There was a time when streetwear lived strictly on the pavement — traded in backstreets, worn in record stores, documented in grainy photos long before luxury houses came calling. Now, that same energy steps inside the white walls of the Design Museum, as the universe of NIGO takes centre stage.

The exhibition doesn’t read like a conventional retrospective. Instead, it unfolds as an ecosystem — a carefully constructed map of references that shaped the man who founded A Bathing Ape and later steered KENZO into a new era. Clothing appears alongside personal artefacts, graphic work, rare collaborations and cultural ephemera, collapsing the distance between designer, collector, DJ, archivist and entrepreneur.

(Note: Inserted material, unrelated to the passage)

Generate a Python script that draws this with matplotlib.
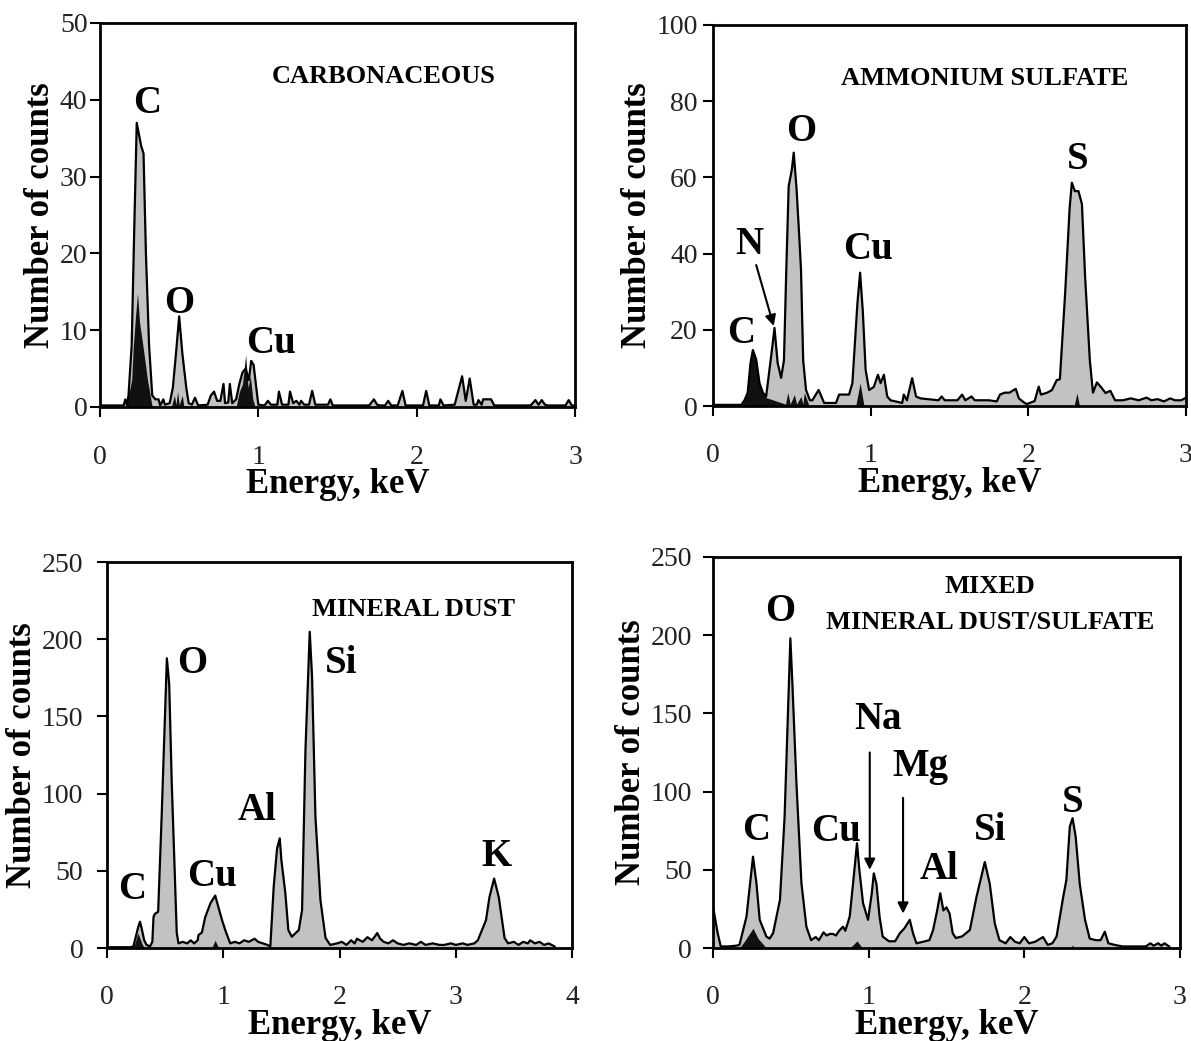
import numpy as np
import matplotlib
matplotlib.use("Agg")
import matplotlib.pyplot as plt

plt.rcParams['font.family'] = ['Liberation Serif', 'DejaVu Serif']

# ---- panel 1: carbonaceous (sample spectrum, grey) ----
e1 = [0.00, 0.15, 0.16, 0.17, 0.18, 0.20, 0.215, 0.232, 0.26, 0.275, 0.29, 0.31, 0.33, 0.35, 0.37,
      0.38, 0.40, 0.41, 0.44, 0.46, 0.48, 0.50, 0.52, 0.545, 0.56, 0.58, 0.60, 0.62, 0.68, 0.70,
      0.72, 0.74, 0.76, 0.78, 0.79, 0.81, 0.82, 0.835, 0.86, 0.88, 0.90, 0.92, 0.94, 0.955, 0.97,
      0.99, 1.00, 1.04, 1.06, 1.08, 1.12, 1.13, 1.15, 1.19, 1.20, 1.22, 1.24, 1.26, 1.27, 1.29,
      1.32, 1.34, 1.36, 1.44, 1.455, 1.47, 1.70, 1.73, 1.75, 1.77, 1.80, 1.82, 1.84, 1.88, 1.91,
      1.93, 2.04, 2.06, 2.08, 2.14, 2.15, 2.17, 2.24, 2.287, 2.31, 2.335, 2.36, 2.38, 2.39, 2.41,
      2.42, 2.47, 2.49, 2.72, 2.75, 2.77, 2.79, 2.81, 2.83, 2.94, 2.96, 2.98, 3.00]
c1 = [0.2, 0.2, 1.0, 0.3, 1.5, 8, 22, 37, 34, 33, 20, 8, 1.5, 1.0, 1.0,
      0.2, 1.0, 0.3, 0.5, 2.5, 7, 11.8, 7, 2.5, 0.5, 0.3, 1.2, 0.2, 0.3, 1.5,
      2.0, 0.8, 0.8, 3.0, 0.5, 0.6, 3.0, 0.5, 1.0, 3.0, 4.5, 5.0, 3.5, 6.0, 5.5,
      2.0, 0.3, 0.2, 0.8, 0.3, 0.3, 2.0, 0.3, 0.3, 2.0, 0.5, 0.8, 0.3, 0.8, 0.3,
      0.3, 2.1, 0.3, 0.3, 1.0, 0.2, 0.2, 1.0, 0.3, 0.2, 0.2, 0.8, 0.2, 0.2, 2.1,
      0.2, 0.2, 2.1, 0.2, 0.2, 1.0, 0.2, 0.3, 4.0, 0.8, 3.7, 0.3, 0.3, 0.9, 0.3,
      1.0, 1.0, 0.2, 0.2, 0.9, 0.3, 0.9, 0.3, 0.2, 0.2, 0.9, 0.2, 0.2]
# substrate / background spectrum (black)
eb1 = [0.00, 0.16, 0.18, 0.20, 0.21, 0.225, 0.237, 0.25, 0.275, 0.30, 0.33, 0.45, 0.47, 0.48,
       0.49, 0.50, 0.52, 0.53, 0.86, 0.88, 0.90, 0.92, 0.935, 0.95, 0.965, 0.98, 3.00]
cb1 = [0, 0, 1.5, 3.5, 7.8, 12, 14.8, 11, 7.4, 3.5, 0, 0, 1.5, 0.3,
       2.0, 0.3, 1.5, 0, 0, 2.0, 3.0, 6.8, 2.5, 4.0, 1.0, 0, 0]

# ---- panel 2: ammonium sulfate ----
e2 = [0.00, 0.18, 0.20, 0.22, 0.238, 0.253, 0.274, 0.295, 0.316, 0.337, 0.358, 0.379, 0.39, 0.41,
      0.432, 0.45, 0.465, 0.48, 0.50, 0.512, 0.53, 0.545, 0.558, 0.572, 0.59, 0.615, 0.63, 0.67,
      0.705, 0.74, 0.78, 0.80, 0.863, 0.884, 0.916, 0.933, 0.95, 0.968, 0.99, 1.02, 1.046, 1.063,
      1.084, 1.105, 1.126, 1.20, 1.21, 1.23, 1.263, 1.288, 1.316, 1.43, 1.45, 1.47, 1.55, 1.58,
      1.60, 1.64, 1.66, 1.75, 1.80, 1.82, 1.85, 1.88, 1.92, 1.94, 1.97, 1.99, 2.04, 2.066, 2.08,
      2.12, 2.15, 2.18, 2.20, 2.234, 2.262, 2.276, 2.295, 2.318, 2.34, 2.36, 2.39, 2.41, 2.435,
      2.46, 2.49, 2.52, 2.55, 2.60, 2.65, 2.70, 2.75, 2.78, 2.82, 2.86, 2.90, 2.93, 2.97, 3.00]
c2 = [0.3, 0.3, 1.5, 3.5, 11.3, 14.7, 12.2, 6, 3.5, 2.5, 9.5, 16.5, 20.5, 11.3,
      7.4, 12, 36, 57.7, 62, 66.5, 57, 46, 36, 12, 4.2, 1.5, 1.5, 4.2,
      0.8, 0.8, 0.8, 3.0, 3.0, 6, 27, 35, 25, 9.5, 4.2, 5, 8.2, 6,
      8.2, 2.5, 1.5, 0.8, 3.0, 1.5, 7.3, 2.5, 2.0, 1.5, 2.5, 1.5, 1.5, 3.0,
      1.5, 2.5, 1.5, 1.5, 1.2, 3.0, 3.5, 3.5, 4.5, 2.0, 1.0, 0.5, 1.3, 5.1, 3.0,
      3.5, 4.2, 6.8, 7.0, 30, 52, 58.6, 56.4, 56.4, 53, 34, 12, 3.5, 6.2,
      5, 3.4, 4, 1.5, 1.5, 2.0, 1.5, 2.2, 1.5, 1.8, 1.2, 2.0, 1.5, 1.5, 2.2]
eb2 = [0.00, 0.18, 0.20, 0.22, 0.238, 0.253, 0.274, 0.295, 0.316, 0.337, 0.46, 0.474, 0.49, 0.516,
       0.53, 0.558, 0.57, 0.579, 0.61, 0.905, 0.933, 0.958, 2.29, 2.308, 2.325, 3.00]
cb2 = [0, 0, 1.5, 3.5, 11.3, 14.7, 12.2, 6, 3.5, 2.2, 0.5, 3.5, 0.5, 3.0,
       0.5, 2.5, 0.5, 3.5, 0, 0, 6, 0, 0, 3.4, 0, 0]

# ---- panel 3: mineral dust ----
e3 = [0.00, 0.20, 0.227, 0.25, 0.27, 0.284, 0.30, 0.32, 0.34, 0.356, 0.37, 0.39, 0.40, 0.41, 0.44,
      0.47, 0.515, 0.535, 0.557, 0.60, 0.615, 0.65, 0.69, 0.72, 0.75, 0.78, 0.787, 0.816, 0.845,
      0.89, 0.931, 0.96, 0.99, 1.02, 1.06, 1.10, 1.14, 1.18, 1.22, 1.27, 1.30, 1.34, 1.38, 1.405,
      1.434, 1.463, 1.486, 1.50, 1.534, 1.56, 1.59, 1.62, 1.65, 1.678, 1.707, 1.744, 1.764, 1.793,
      1.836, 1.88, 1.92, 1.98, 2.02, 2.06, 2.10, 2.13, 2.15, 2.20, 2.24, 2.28, 2.325, 2.35, 2.38,
      2.42, 2.46, 2.50, 2.55, 2.60, 2.66, 2.70, 2.74, 2.80, 2.86, 2.90, 2.96, 3.00, 3.06, 3.10,
      3.16, 3.19, 3.26, 3.29, 3.33, 3.37, 3.42, 3.45, 3.50, 3.54, 3.58, 3.62, 3.64, 3.68, 3.72,
      3.76, 3.80, 3.85]
c3 = [0.5, 0.5, 1, 8, 14, 17, 12, 5, 2, 1.5, 1, 4, 20, 22, 23.5,
      85, 187.6, 171, 107, 9.7, 3, 4, 3, 5, 3, 5, 8.4, 10, 20,
      29, 34, 26, 18, 11, 3, 4, 3, 5, 4, 6, 4, 3, 2, 1,
      39.7, 64.5, 71, 57, 35.6, 11.6, 7.3, 9.5, 11.6, 24.6, 128, 204.8, 175.7, 85,
      31, 6.5, 2, 3, 4, 2, 5, 3, 6, 4, 7, 5, 9.7, 6, 4,
      3, 5, 3, 2, 3, 2, 4, 2, 3, 2, 2, 3, 2, 3, 2,
      3, 5, 18, 33, 45, 33, 6.5, 3, 4, 2, 4, 3, 5, 3, 4,
      2, 3, 1]
eb3 = [0.00, 0.22, 0.24, 0.265, 0.28, 0.30, 0.32, 0.90, 0.93, 0.96, 3.85]
cb3 = [0, 0, 3, 9.7, 7, 3, 0, 0, 5, 0, 0]

# ---- panel 4: mixed mineral dust / sulfate ----
e4 = [0.00, 0.03, 0.05, 0.10, 0.15, 0.17, 0.215, 0.257, 0.279, 0.30, 0.343, 0.364, 0.386, 0.43,
      0.46, 0.497, 0.51, 0.536, 0.568, 0.60, 0.63, 0.66, 0.68, 0.71, 0.73, 0.75, 0.77, 0.79, 0.81,
      0.835, 0.85, 0.878, 0.90, 0.925, 0.94, 0.964, 0.996, 1.02, 1.033, 1.05, 1.07, 1.09, 1.13,
      1.17, 1.20, 1.23, 1.264, 1.285, 1.307, 1.35, 1.39, 1.414, 1.44, 1.46, 1.48, 1.50, 1.52, 1.54,
      1.56, 1.60, 1.65, 1.693, 1.746, 1.778, 1.81, 1.84, 1.88, 1.91, 1.94, 1.97, 2.00, 2.03, 2.07,
      2.12, 2.15, 2.18, 2.207, 2.25, 2.27, 2.292, 2.31, 2.33, 2.356, 2.39, 2.42, 2.46, 2.49, 2.517,
      2.54, 2.58, 2.63, 2.70, 2.78, 2.81, 2.83, 2.86, 2.88, 2.90, 2.93]
c4 = [26.4, 9.5, 1, 1, 1.5, 2, 20, 58.4, 41.5, 18, 7.3, 6, 9.5, 30.7,
      84, 198, 169, 105.5, 41.5, 13.6, 5, 7, 5, 10, 8, 9, 9, 8, 11,
      13.6, 11, 20, 41.5, 67, 50, 28.6, 18, 35, 47.7, 41, 20, 7.3, 4.3,
      4.3, 9.4, 12.6, 18, 9.4, 3, 4, 5, 11.5, 24, 35, 24, 26, 22, 9.4,
      6.4, 7.4, 11.5, 32.8, 55, 41, 15.8, 5, 3, 7, 4, 3, 7, 3, 4,
      7, 2, 3, 7.3, 32.8, 43.5, 77.6, 83, 71, 41, 18, 6, 5, 5, 10.4,
      3, 2, 1, 1, 1, 3, 1.5, 3, 1.5, 3, 1]
eb4 = [0.00, 0.17, 0.20, 0.257, 0.29, 0.343, 0.88, 0.925, 0.96, 2.30, 2.31, 2.32, 2.93]
cb4 = [0, 0, 4, 12.6, 6, 0, 0, 4.5, 0, 0, 2, 0, 0]

GREY = '#c2c2c2'
LBL = dict(fontsize=28, fontweight='bold', ha='center', va='center')
TTL = dict(fontsize=19, fontweight='bold', ha='center', va='center')
ARROW = dict(arrowstyle='-|>', lw=1.5, color='k', mutation_scale=16, shrinkA=0, shrinkB=0)


def draw_spectrum(ax, e, c, eb, cb, xmax, ymax, xticks, yticks, ypad):
    ax.fill_between(e, c, 0, color=GREY, lw=0, zorder=1)
    ax.fill_between(eb, cb, 0, color='#111111', lw=0, zorder=2)
    ax.plot(e, c, color='k', lw=1.6, zorder=3)
    ax.set_xlim(0, xmax)
    ax.set_ylim(0, ymax)
    ax.set_xticks(xticks)
    ax.set_yticks(yticks)
    for s in ax.spines.values():
        s.set_linewidth(2.0)
    ax.tick_params(axis='both', direction='out', length=7, width=1.5, labelsize=20,
                   labelcolor='#222222')
    ax.tick_params(axis='x', pad=20)
    ax.tick_params(axis='y', pad=ypad)
    ax.set_xlabel('Energy, keV', fontsize=25, fontweight='bold', labelpad=-1)
    ax.set_ylabel('Number of counts', fontsize=25, fontweight='bold', labelpad=2)


fig = plt.figure(figsize=(11.91, 10.41), dpi=100)
W, H = 1191, 1041
ax1 = fig.add_axes([100 / W, 1 - 407 / H, 475 / W, 384 / H])
ax2 = fig.add_axes([713 / W, 1 - 406 / H, 473 / W, 381 / H])
ax3 = fig.add_axes([107 / W, 1 - 948 / H, 465 / W, 386 / H])
ax4 = fig.add_axes([713 / W, 1 - 948 / H, 467 / W, 391 / H])

draw_spectrum(ax1, e1, c1, eb1, cb1, 3.0, 50, [0, 1, 2, 3], [0, 10, 20, 30, 40, 50], 2)
ax1.text(0.30, 39.5, 'C', **LBL)
ax1.text(0.50, 13.5, 'O', **LBL)
ax1.text(1.08, 8.3, 'Cu', **LBL)
ax1.text(1.79, 43, 'CARBONACEOUS', **TTL)

draw_spectrum(ax2, e2, c2, eb2, cb2, 3.0, 100, [0, 1, 2, 3], [0, 20, 40, 60, 80, 100], 4)
ax2.text(0.18, 19, 'C', **LBL)
ax2.text(0.232, 42.4, 'N', **LBL)
ax2.text(0.56, 72, 'O', **LBL)
ax2.text(0.98, 41, 'Cu', **LBL)
ax2.text(2.31, 64.7, 'S', **LBL)
ax2.text(1.72, 86, 'AMMONIUM SULFATE', **TTL)
ax2.annotate('', xy=(0.385, 21), xytext=(0.274, 37), arrowprops=ARROW)

draw_spectrum(ax3, e3, c3, eb3, cb3, 4.0, 250, [0, 1, 2, 3, 4], [0, 50, 100, 150, 200, 250], 10)
ax3.text(0.213, 37.6, 'C', **LBL)
ax3.text(0.73, 184, 'O', **LBL)
ax3.text(0.90, 46, 'Cu', **LBL)
ax3.text(1.29, 89, 'Al', **LBL)
ax3.text(2.01, 184, 'Si', **LBL)
ax3.text(3.35, 59, 'K', **LBL)
ax3.text(2.64, 219, 'MINERAL DUST', **TTL)

draw_spectrum(ax4, e4, c4, eb4, cb4, 3.0, 250, [0, 1, 2, 3], [0, 50, 100, 150, 200, 250], 8)
ax4.text(0.43, 215, 'O', **LBL)
ax4.text(0.28, 75, 'C', **LBL)
ax4.text(0.79, 74.5, 'Cu', **LBL)
ax4.text(1.06, 146, 'Na', **LBL)
ax4.text(1.33, 116, 'Mg', **LBL)
ax4.text(1.45, 50, 'Al', **LBL)
ax4.text(1.78, 75, 'Si', **LBL)
ax4.text(2.31, 93, 'S', **LBL)
ax4.text(1.78, 231, 'MIXED', **TTL)
ax4.text(1.78, 208, 'MINERAL DUST/SULFATE', **TTL)
ax4.annotate('', xy=(1.007, 50), xytext=(1.007, 125), arrowprops=ARROW)
ax4.annotate('', xy=(1.221, 22), xytext=(1.221, 96), arrowprops=ARROW)

fig.savefig('out.png', dpi=100, facecolor='white')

What becomes clear is that NIGO was never just making hoodies. He was building mythology. From the camo patterns that infiltrated global youth culture to the meticulous sampling of Americana filtered through a Tokyo lens, his practice has always revolved around remix as authorship. Hip-hop, vintage Levi’s, vinyl culture, toys, varsity iconography — everything gets folded into a language that feels distinctly his.

The article frames the exhibition as a moment of validation for a generation raised on limited drops and long queues. Streetwear, once dismissed as fleeting hype, is now positioned as design history. But NIGO’s ascent feels less like institutional capture and more like inevitability. He understood early on that fashion was about community-building as much as garments — about creating worlds people could step into.

Inside the museum, that world feels intact. There’s a sense of continuity between Harajuku’s backstreets and London’s curated vitrines. The codes remain: bold graphics, obsessive referencing, and an instinct for collaboration that blurred the line between music, art and apparel long before “creative director” became corporate shorthand.

If anything, the exhibition suggests that NIGO’s greatest design might not be a sneaker or a jacket, but a blueprint — one that proved subculture could scale without losing its soul. And in seeing that blueprint installed within a museum context, the message lands quietly but firmly: the underground didn’t disappear. It evolved.